Supplied material:
## BEGIN
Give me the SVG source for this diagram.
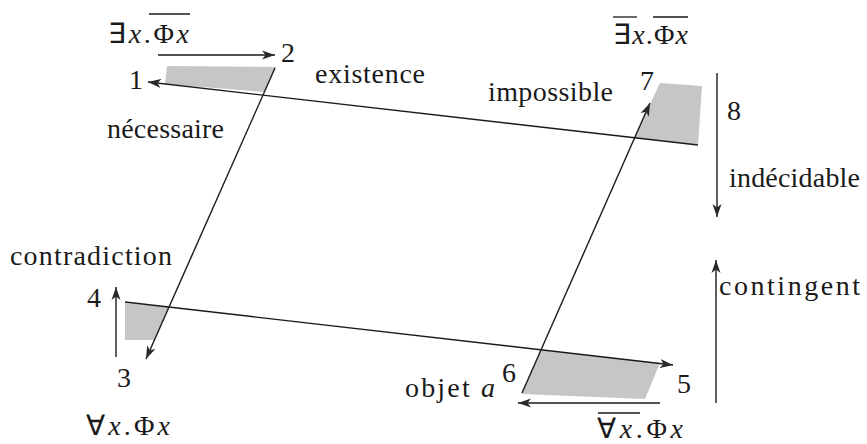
<svg xmlns="http://www.w3.org/2000/svg" width="867" height="444" viewBox="0 0 867 444">
<style>
text{font-family:'Liberation Serif','Times New Roman',serif;font-size:28px;fill:#1a1a1a}
.it{font-style:italic}
.f{font-size:28px}
.ln{stroke:#1a1a1a;stroke-width:1.4;fill:none}
.ov{stroke:#1a1a1a;stroke-width:1.3}
.sh{fill:#c6c6c6}
</style>
<defs>
<marker id="ah" markerUnits="userSpaceOnUse" markerWidth="14" markerHeight="10" refX="13" refY="5" orient="auto">
<path d="M0,0.5 L13,5 L0,9.5 L3.5,5 z" fill="#2a2a2a"/>
</marker>
</defs>
<g id="shading">
<polygon class="sh" points="167,66 276,67 264,92 165,84"/>
<polygon class="sh" points="660,83 702,86 698,145 634,138"/>
<polygon class="sh" points="125,303 169,307 154,340 125,340"/>
<polygon class="sh" points="541,350 660,363 645,399 522,394"/>
</g>
<g id="connectors">
<line class="ln" x1="158" y1="55" x2="275" y2="55" marker-end="url(#ah)"/>
<line class="ln" x1="698" y1="145" x2="148" y2="82" marker-end="url(#ah)"/>
<line class="ln" x1="275" y1="68" x2="146" y2="359" marker-end="url(#ah)"/>
<line class="ln" x1="116" y1="357" x2="116" y2="287" marker-end="url(#ah)"/>
<line class="ln" x1="125" y1="302" x2="673" y2="365" marker-end="url(#ah)"/>
<line class="ln" x1="522" y1="393" x2="650" y2="103" marker-end="url(#ah)"/>
<line class="ln" x1="660" y1="403" x2="518" y2="403" marker-end="url(#ah)"/>
<line class="ln" x1="717" y1="73" x2="717" y2="217" marker-end="url(#ah)"/>
<line class="ln" x1="716" y1="403" x2="716" y2="260" marker-end="url(#ah)"/>
</g>
<g id="formula-top-left">
<text class="f" x="108" y="43" textLength="81" lengthAdjust="spacing">∃<tspan class="it">x</tspan>.Φ<tspan class="it">x</tspan></text>
<line class="ov" x1="149" y1="14" x2="190" y2="14"/>
</g>
<g id="formula-top-right">
<text class="f" x="613" y="44" textLength="75" lengthAdjust="spacing">∃<tspan class="it">x</tspan>.Φ<tspan class="it">x</tspan></text>
<line class="ov" x1="613" y1="17" x2="637" y2="17"/>
<line class="ov" x1="653" y1="17" x2="688" y2="17"/>
</g>
<g id="formula-bottom-left">
<text class="f" x="86" y="435" textLength="84" lengthAdjust="spacing">∀<tspan class="it">x</tspan>.Φ<tspan class="it">x</tspan></text>
</g>
<g id="formula-bottom-right">
<text class="f" x="597" y="438" textLength="86" lengthAdjust="spacing">∀<tspan class="it">x</tspan>.Φ<tspan class="it">x</tspan></text>
<line class="ov" x1="598" y1="413" x2="640" y2="413"/>
</g>
<g id="node-1"><text x="129" y="89">1</text></g>
<g id="node-2"><text x="281" y="62">2</text></g>
<g id="node-3"><text x="117" y="387">3</text></g>
<g id="node-4"><text x="87" y="307">4</text></g>
<g id="node-5"><text x="677" y="393">5</text></g>
<g id="node-6"><text x="502" y="382">6</text></g>
<g id="node-7"><text x="640" y="90">7</text></g>
<g id="node-8"><text x="727" y="120">8</text></g>
<g id="labels">
<text x="107" y="138" textLength="117" lengthAdjust="spacing">nécessaire</text>
<text x="315" y="83" textLength="110" lengthAdjust="spacing">existence</text>
<text x="488" y="101" textLength="125" lengthAdjust="spacing">impossible</text>
<text x="10" y="265" textLength="162" lengthAdjust="spacing">contradiction</text>
<text x="729" y="187" textLength="131" lengthAdjust="spacing">indécidable</text>
<text x="719" y="295" textLength="141" lengthAdjust="spacing">contingent</text>
<text x="405" y="397" textLength="90" lengthAdjust="spacing">objet <tspan class="it">a</tspan></text>
</g>
</svg>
## END
Exercise directions:
In your copy, leave out the pictures and reproduce the material above exactly.

Task solution:
Give me the SVG source for this diagram.
<svg xmlns="http://www.w3.org/2000/svg" width="867" height="444" viewBox="0 0 867 444">
<style>
text{font-family:'Liberation Serif','Times New Roman',serif;font-size:28px;fill:#1a1a1a}
.it{font-style:italic}
.f{font-size:28px}
.ln{stroke:#1a1a1a;stroke-width:1.4;fill:none}
.ov{stroke:#1a1a1a;stroke-width:1.3}
.sh{fill:#c6c6c6}
</style>
<defs>
<marker id="ah" markerUnits="userSpaceOnUse" markerWidth="14" markerHeight="10" refX="13" refY="5" orient="auto">
<path d="M0,0.5 L13,5 L0,9.5 L3.5,5 z" fill="#2a2a2a"/>
</marker>
</defs>
<g id="shading">
<polygon class="sh" points="167,66 276,67 264,92 165,84"/>
<polygon class="sh" points="660,83 702,86 698,145 634,138"/>
<polygon class="sh" points="125,303 169,307 154,340 125,340"/>
<polygon class="sh" points="541,350 660,363 645,399 522,394"/>
</g>
<g id="connectors">
<line class="ln" x1="158" y1="55" x2="275" y2="55" marker-end="url(#ah)"/>
<line class="ln" x1="698" y1="145" x2="148" y2="82" marker-end="url(#ah)"/>
<line class="ln" x1="275" y1="68" x2="146" y2="359" marker-end="url(#ah)"/>
<line class="ln" x1="116" y1="357" x2="116" y2="287" marker-end="url(#ah)"/>
<line class="ln" x1="125" y1="302" x2="673" y2="365" marker-end="url(#ah)"/>
<line class="ln" x1="522" y1="393" x2="650" y2="103" marker-end="url(#ah)"/>
<line class="ln" x1="660" y1="403" x2="518" y2="403" marker-end="url(#ah)"/>
<line class="ln" x1="717" y1="73" x2="717" y2="217" marker-end="url(#ah)"/>
<line class="ln" x1="716" y1="403" x2="716" y2="260" marker-end="url(#ah)"/>
</g>
<g id="formula-top-left">
<text class="f" x="108" y="43" textLength="81" lengthAdjust="spacing">∃<tspan class="it">x</tspan>.Φ<tspan class="it">x</tspan></text>
<line class="ov" x1="149" y1="14" x2="190" y2="14"/>
</g>
<g id="formula-top-right">
<text class="f" x="613" y="44" textLength="75" lengthAdjust="spacing">∃<tspan class="it">x</tspan>.Φ<tspan class="it">x</tspan></text>
<line class="ov" x1="613" y1="17" x2="637" y2="17"/>
<line class="ov" x1="653" y1="17" x2="688" y2="17"/>
</g>
<g id="formula-bottom-left">
<text class="f" x="86" y="435" textLength="84" lengthAdjust="spacing">∀<tspan class="it">x</tspan>.Φ<tspan class="it">x</tspan></text>
</g>
<g id="formula-bottom-right">
<text class="f" x="597" y="438" textLength="86" lengthAdjust="spacing">∀<tspan class="it">x</tspan>.Φ<tspan class="it">x</tspan></text>
<line class="ov" x1="598" y1="413" x2="640" y2="413"/>
</g>
<g id="node-1"><text x="129" y="89">1</text></g>
<g id="node-2"><text x="281" y="62">2</text></g>
<g id="node-3"><text x="117" y="387">3</text></g>
<g id="node-4"><text x="87" y="307">4</text></g>
<g id="node-5"><text x="677" y="393">5</text></g>
<g id="node-6"><text x="502" y="382">6</text></g>
<g id="node-7"><text x="640" y="90">7</text></g>
<g id="node-8"><text x="727" y="120">8</text></g>
<g id="labels">
<text x="107" y="138" textLength="117" lengthAdjust="spacing">nécessaire</text>
<text x="315" y="83" textLength="110" lengthAdjust="spacing">existence</text>
<text x="488" y="101" textLength="125" lengthAdjust="spacing">impossible</text>
<text x="10" y="265" textLength="162" lengthAdjust="spacing">contradiction</text>
<text x="729" y="187" textLength="131" lengthAdjust="spacing">indécidable</text>
<text x="719" y="295" textLength="141" lengthAdjust="spacing">contingent</text>
<text x="405" y="397" textLength="90" lengthAdjust="spacing">objet <tspan class="it">a</tspan></text>
</g>
</svg>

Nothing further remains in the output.